Edward Hills, Respondent, v. Interborough Rapid Transit Company, Appellant.
First Department,
March 23, 1917.
Railroad — negligence — injury to passenger attempting to board elevated railroad train — erroneous charge as to duty of defendant.
Where in an action to recover for personal injuries there is an issue of fact as to whether the plaintiff had boarded a car on the defendant’s elevated railroad and was knocked off by the closing of the platform gate after he had reached a place of safety, or whether he had attempted to board the car after the gate had closed and the train had started, it was error for the court to read to the jury section 138 (now section 239) of the Railroad Law which in substance provides that no elevated railroad train shall be permitted to start until every passenger from the platform or station who desires to board the car shall have done so and to charge specifically that it was the duty of the railroad company to wait until every passenger had hoarded the car.

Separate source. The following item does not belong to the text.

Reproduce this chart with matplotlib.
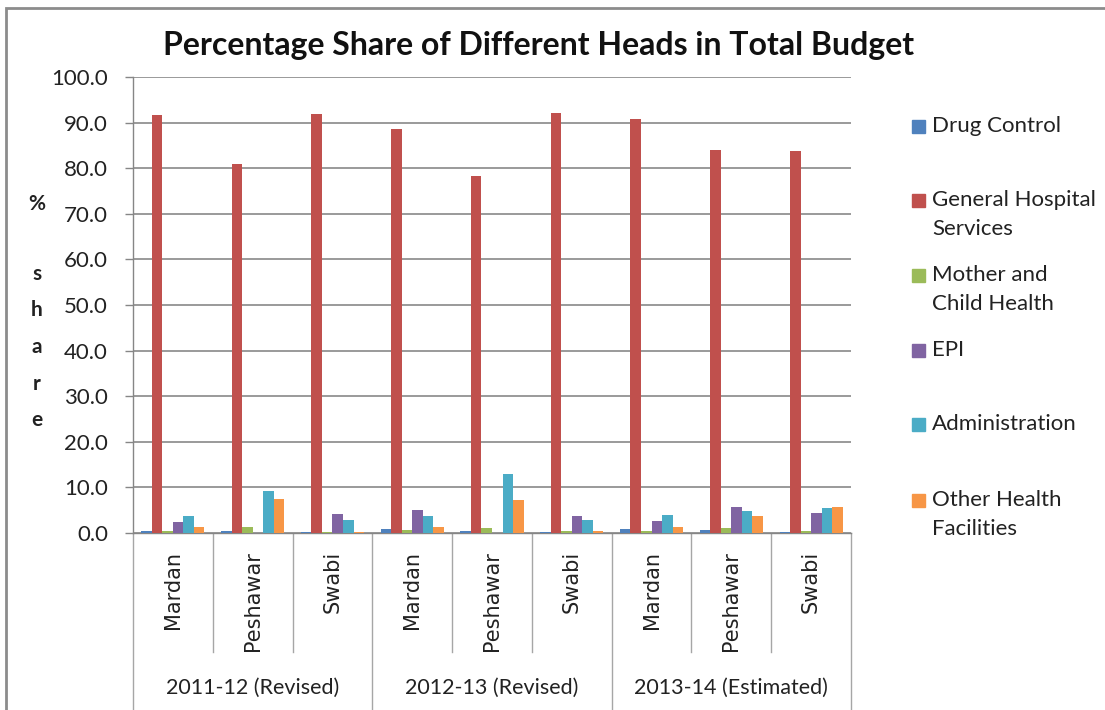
import matplotlib.pyplot as plt
import matplotlib.transforms as mtransforms
from matplotlib.patches import Rectangle
import numpy as np

plt.rcParams['font.family'] = ['Lato', 'DejaVu Sans']

# data (% share)
districts = ["Mardan", "Peshawar", "Swabi"] * 3
years = ["2011-12 (Revised)", "2012-13 (Revised)", "2013-14 (Estimated)"]
heads = ["Drug Control", "General Hospital\nServices", "Mother and\nChild Health",
         "EPI", "Administration", "Other Health\nFacilities"]
drug_control = [0.5, 0.4, 0.2, 0.9, 0.4, 0.2, 0.8, 0.6, 0.2]
general_hospital = [91.6, 81.0, 91.8, 88.7, 78.2, 92.2, 90.8, 84.0, 83.7]
mother_child = [0.5, 1.3, 0.3, 0.6, 1.1, 0.4, 0.5, 1.2, 0.4]
epi = [2.5, 0.0, 4.1, 5.1, 0.0, 3.8, 2.7, 5.8, 4.3]
administration = [3.8, 9.3, 2.9, 3.8, 13.0, 2.9, 4.0, 4.8, 5.5]
other_health = [1.4, 7.5, 0.3, 1.4, 7.2, 0.5, 1.4, 3.8, 5.7]
series = [drug_control, general_hospital, mother_child, epi, administration, other_health]
colors = ["#4F81BD", "#C0504D", "#9BBB59", "#8064A2", "#4BACC6", "#F79646"]

W, H = 1105, 710
fig = plt.figure(figsize=(W / 100, H / 100), dpi=100)
ax = fig.add_axes([133 / W, 1 - 533 / H, (851 - 133) / W, (533 - 77) / H])

x = np.arange(len(districts))
bw = 0.132
for k, (vals, c) in enumerate(zip(series, colors)):
    ax.bar(x + (k - 2.5) * bw, vals, width=bw, color=c, linewidth=0, zorder=3)

ax.set_xlim(-0.5, len(districts) - 0.5)
ax.set_ylim(0, 100)
ax.set_yticks(np.arange(0, 101, 10))
ax.set_yticklabels([f"{v:.1f}" for v in np.arange(0, 101, 10)], fontsize=16, color="#222222")
ax.yaxis.grid(True, color="#7f7f7f", linewidth=1.1, zorder=0)
ax.tick_params(axis="y", length=6, width=1, color="#868686", pad=12)

ax.set_xticks(x)
ax.set_xticklabels(districts, rotation=90, fontsize=15, color="#222222",
                   family="DejaVu Sans")
ax.tick_params(axis="x", length=0, pad=13)

for s in ["top", "right"]:
    ax.spines[s].set_visible(False)
for s in ["left", "bottom"]:
    ax.spines[s].set_color("#868686")
    ax.spines[s].set_linewidth(1)

# category separators below the axis
trans = mtransforms.blended_transform_factory(ax.transData, ax.transAxes)
for b in np.arange(-0.5, len(districts), 1.0):
    low = -0.40 if (b + 0.5) % 3 == 0 else -0.262
    ax.plot([b, b], [0, low], transform=trans, color="#a6a6a6", lw=1, clip_on=False)
for i, yr in enumerate(years):
    ax.text(3 * i + 1, -0.34, yr, transform=trans, ha="center", va="center",
            fontsize=15.5, color="#222222")

fig.text(0.487, 1 - 46 / H, "Percentage Share of Different Heads in Total Budget",
         ha="center", va="center", fontsize=23, fontweight="bold", color="#111111")

# vertical axis label, one letter per row
for ch, py in zip(["%", "s", "h", "a", "r", "e"], [204, 274, 310, 347, 384, 420]):
    fig.text(37 / W, 1 - py / H, ch, ha="center", va="center", fontsize=15,
             fontweight="bold", color="#222222")

# legend
legend_y = [126, 200, 275, 350, 424, 500]
for lab, c, py in zip(heads, colors, legend_y):
    fig.patches.append(Rectangle((912 / W, 1 - (py + 7) / H), 13 / W, 13 / H,
                                 transform=fig.transFigure, color=c, figure=fig))
    fig.text(932 / W, 1 - (py - 10) / H, lab, ha="left", va="top", fontsize=16,
             color="#222222", linespacing=1.55)

# chart area border
fig.patches.append(Rectangle((6 / W, -0.05), 1.2, 1 - 8 / H + 0.05, transform=fig.transFigure,
                             fill=False, edgecolor="#8c8c8c", linewidth=2, figure=fig))

fig.savefig("out.png", dpi=100)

This, because, while the charge accurately stated the defendant’s statutory duty, it had no bearing on any question before the jury, for even if the defendant’s guard had closed the gate before all passengers had boarded the car, it would not free a passenger who then attempted to board it from an imputation of contributory negligence.
Appeal by the defendant, Interborough Rapid Transit Company, from a judgment of the Supreme Court in favor of the plaintiff, entered in the office of the clerk of the county of New York on the 27th day of September, 1916, upon the verdict of a jury for $5,000, later reduced by the court to $2,500, and also
B. H. Ames, for the appellant.
Garrard Glenn, for the respondent.
[MAJORITY — Scott, J.:]
Scott, J.:
We are of the opinion that the verdict is against the evidence both upon the question of defendant’s negligence and upon that of plaintiff’s contributory negligence. As the cause will have to be retried, it would serve no useful purpose to discuss the evidence in detail.

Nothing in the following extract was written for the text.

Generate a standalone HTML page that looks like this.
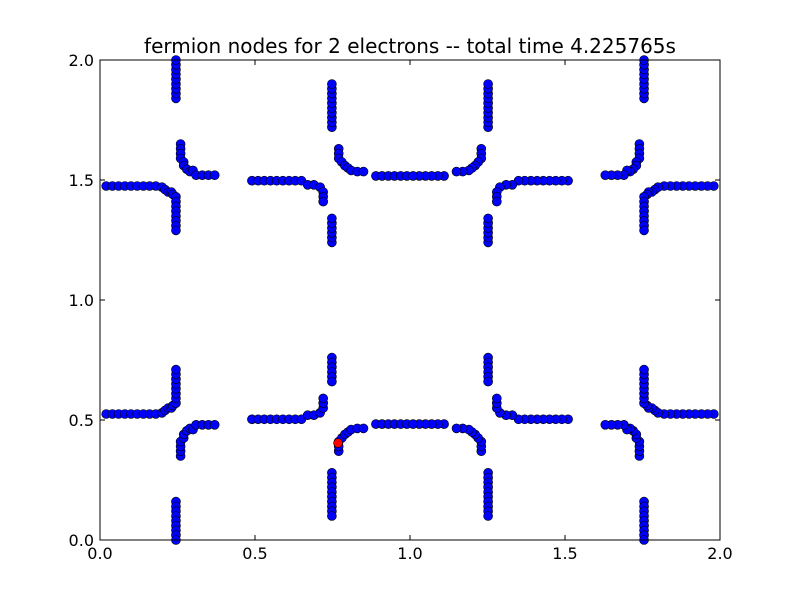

One objection is made to the charge, which we refer to because the same question may arise on a retrial. The principal question of fact in the case was whether plaintiff had boarded the defendant’s car upon an elevated railway but had not reached a place of safety when he was knocked off by the closing of the platform gate or whether he had attempted to board the car after the gate had been closed and the train started. In his requests to charge counsel for the plaintiff read what purported to be, but which was the substance of, section 138 of the Railroad Law, as follows: “No train on such elevated railroad shall be permitted to start until every passenger from the platform or station at which such train has stopped, who desires to board such car, shall have boarded said car,” and the court said, “I so charge;” and specifically charged that it was the duty of the railroad to wait until every passenger had boarded the car. (See Railroad Law [Gen. Laws, chap. 39; Laws of 1890, chap. 565], § 138; now Railroad Law [Consol. Laws, chap. 49; Laws of 1910, chap. 481], § 239.) This was undoubtedly a correct statement of defendant’s statutory duty, but it had no bearing upon the question before the jury. Even if the guard had, in violation of the statute, closed the gate before every passenger had boarded the car, it would not have freed a passenger who attempted to board after the gate had been closed from the imputation of negligence. The charge was calculated to mislead the jury and may have contributed to the verdict.
The judgment and order appealed from are reversed and a new trial granted, with costs to appellant to abide the event.
Olarke, P. J., Laughlin, Smith and Shearn, JJ., concurred.
Judgment and order reversed, new trial ordered, costs to appellant to abide event.